Mobile-first indexing also affects how you think about content parity between devices. In the past, some sites deliberately simplified their mobile content — hiding paragraphs, removing images, condensing navigation — to create a lighter mobile experience. Under mobile-first indexing, that content simplification directly reduces your indexable content and potentially your topical authority. The better approach is to ensure full content parity between mobile and desktop, with the mobile layout designed to present that content in a format that works naturally for the screen size and interaction model.
Testing Across Devices: Beyond the Browser Resize
One of the most common — and most damaging — testing shortcuts is resizing a desktop browser window and calling it mobile testing. Browser resize tests whether your CSS breakpoints trigger correctly. It does not test touch interaction, actual rendering performance, network-dependent loading behavior, device-specific browser quirks, font rendering differences, or the physical experience of using your site with thumbs on a five-or-six-inch screen. The gap between browser-resize testing and real-device testing is where mobile UX problems hide.
Effective mobile testing requires a device lab — a collection of actual phones spanning different operating systems, screen sizes, processing capabilities, and browser versions. At minimum, test on a current iPhone (iOS Safari), a current Android flagship (Chrome), and a mid-range Android device that represents the majority of the global Android install base. The mid-range device is particularly important because it exposes performance issues that invisible on flagship hardware. If your site performs well on a budget Android phone with 3GB of RAM over a throttled 4G connection, it will perform well everywhere.
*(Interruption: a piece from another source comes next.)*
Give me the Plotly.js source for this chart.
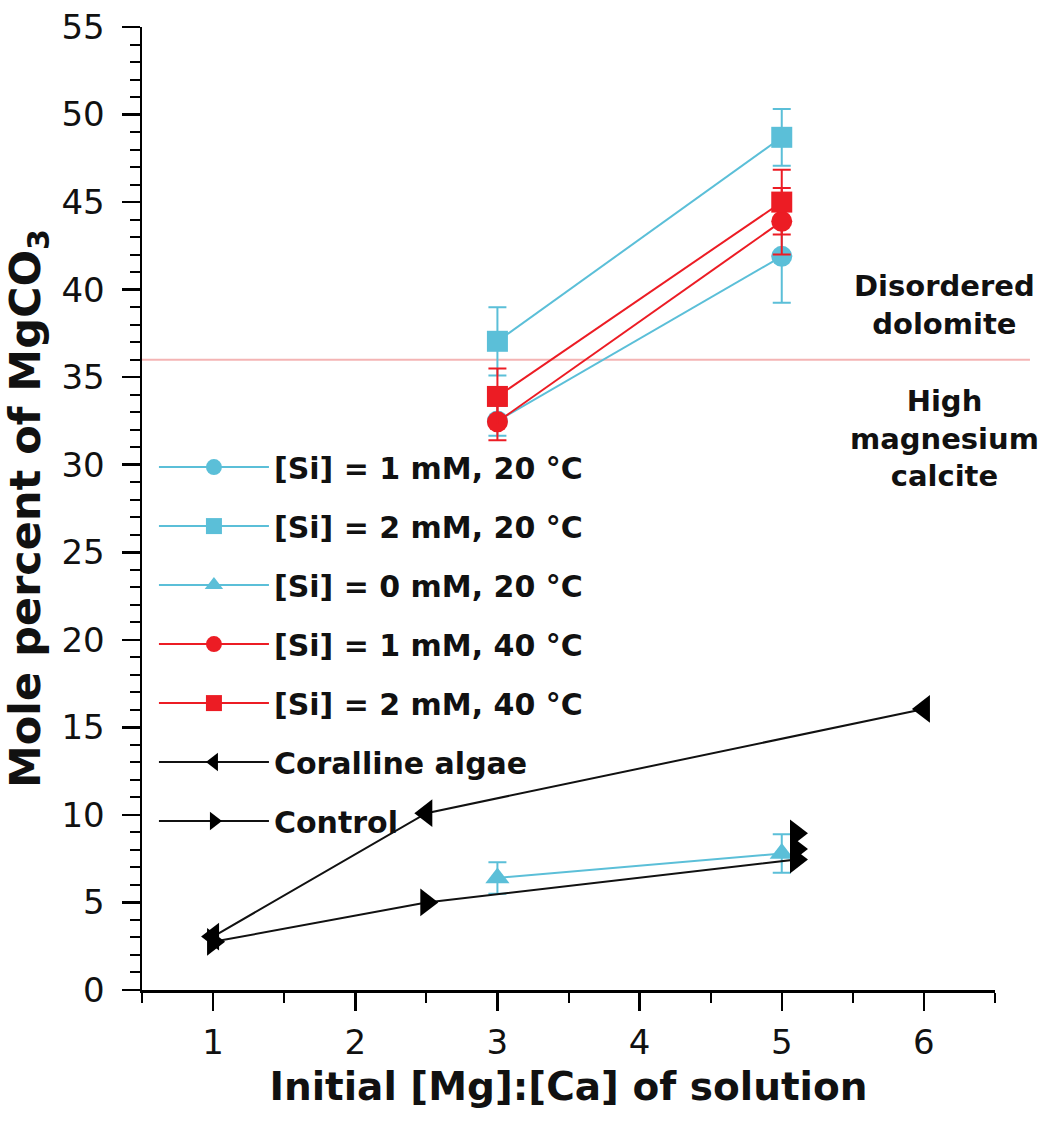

Beyond device testing, conduct usability testing with real users on their own devices. Watch how people actually hold their phones, where they expect to find navigation elements, how they interact with forms, and where they hesitate or tap incorrectly. The insights from watching five real users navigate your mobile site on their own phones will reveal more actionable issues than any amount of automated testing or browser-resize checking. Startups, in particular, benefit from embedding this kind of testing into their development process early, as we discuss in our guide on startup website essentials, because fixing mobile UX issues after launch is always more expensive and disruptive than getting them right from the start.
The Mobile-First Mindset
Mobile-first design in 2026 is not a trend, a technique, or a checkbox. It's a fundamental orientation toward how digital experiences should be created in a world where the small screen in someone's hand is their primary window to the internet. Adopting a mobile-first mindset means accepting that the mobile experience sets the bar for quality, that desktop is the enhanced version rather than the real version, and that every design decision should be validated against the constraints and expectations of mobile users before anything else.
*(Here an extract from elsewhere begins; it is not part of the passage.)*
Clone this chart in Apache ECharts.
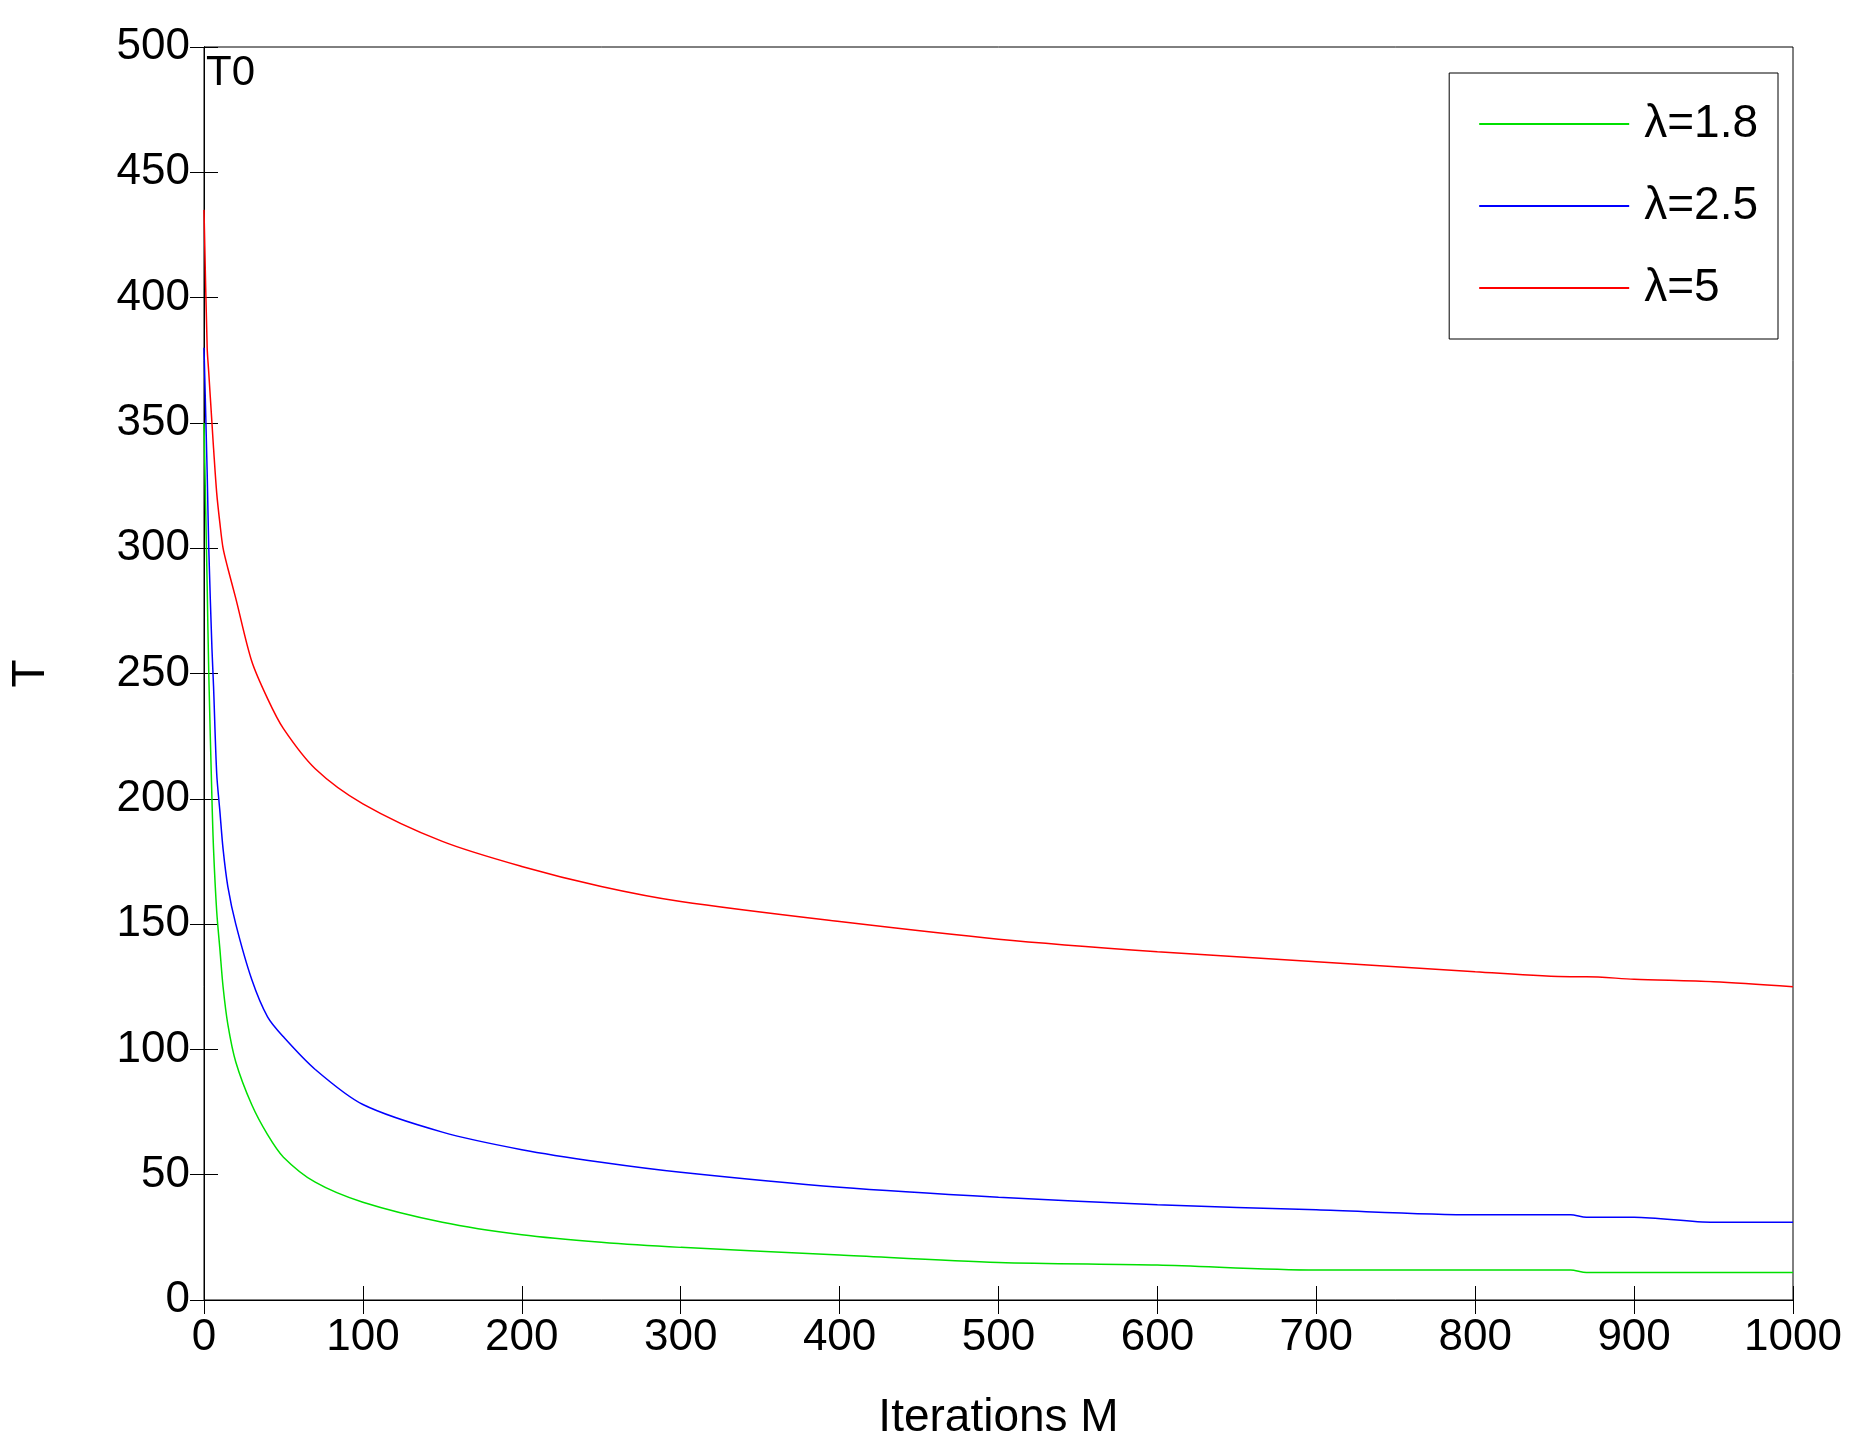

The practical benefits are clear: better performance, higher engagement, improved search visibility, and lower abandonment rates. But the strategic benefit is perhaps more important: a mobile-first approach forces the discipline of prioritization, clarity, and focus that produces better design at every screen size. When you strip away the luxury of unlimited space and design for the essential experience first, you inevitably create something more purposeful and more effective than what emerges from a design-everything-then-compress approach. At PinkLime, mobile-first isn't a methodology we adopted because the industry told us to — it's how we build because we've seen, project after project, that the best digital experiences start with the screen that matters most.